Research on elucidation and control of machining mechanism of electrochemical composite milling using electrochemical dissolution phenomenon

2023 Fiscal Year Final Research Report

• Project/Area Number: 21K03794
• Research Category: Grant-in-Aid for Scientific Research (C)
• Allocation Type: Multi-year Fund
• Section: 一般
• Review Section: Basic Section 18020:Manufacturing and production engineering-related
• Research Institution: Shizuoka Institute of Science and Technology
• Principal Investigator: Goto Akihiro 静岡理工科大学, 理工学部, 教授 (00711558)
• Project Period (FY): 2021-04-01 – 2024-03-31
• Keywords: 電解加工 / ミーリング / 複合加工 / 超硬合金 / コバルト

Outline of Final Research Achievements

So far, we have been developing milling processing combined with electrolytic processing.
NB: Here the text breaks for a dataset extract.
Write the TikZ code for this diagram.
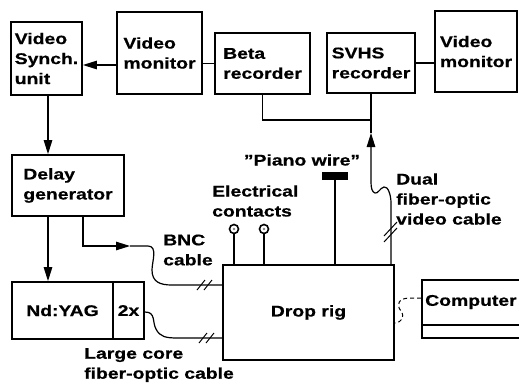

This method involves dissolving Co, a component of cemented carbide, through electrolysis, and then cutting away the brittle parts that have become brittle due to the dissolution of Co with an insulating cutting edge. This method can increase the machining efficiency, but it is difficult to perform stable, continuous machining. Therefore, we aimed to develop a technology that can perform stable, continuous, highly efficient machining. In order to increase the effect of the electrolytic reaction, we attempted heavy cutting processing, and demonstrated that it is possible to perform machining at a speed more than five times faster than without electrolysis. However, we encountered a problem where cutting chips would clog the tool, making it impossible to continue machining. As a countermeasure, we discovered a method that combines reverse electrolysis and ultrasonic cleaning.

Free Research Field

電気加工

Academic Significance and Societal Importance of the Research Achievements

高精度な部品を大量に製造するために金型材料の超硬合金化が進んできている。しかし、超硬合金はその高い硬さのため、加工が難しいという問題がある。一般的には超硬合金は放電加工により加工されることが多いが、加工速度が遅く、表面にマイクロクラックが入るという問題がある。一方、近年、切削工具の分野で大きな技術進歩があり、超硬合金でも加工することができるようになってきている。しかし、加工速度が遅い上、工具費用が非常に高いという問題がある。本研究により、難加工材料の代表である超硬合金を高速に加工ができるようになり、ものづくりの生産性を高めることにつながる。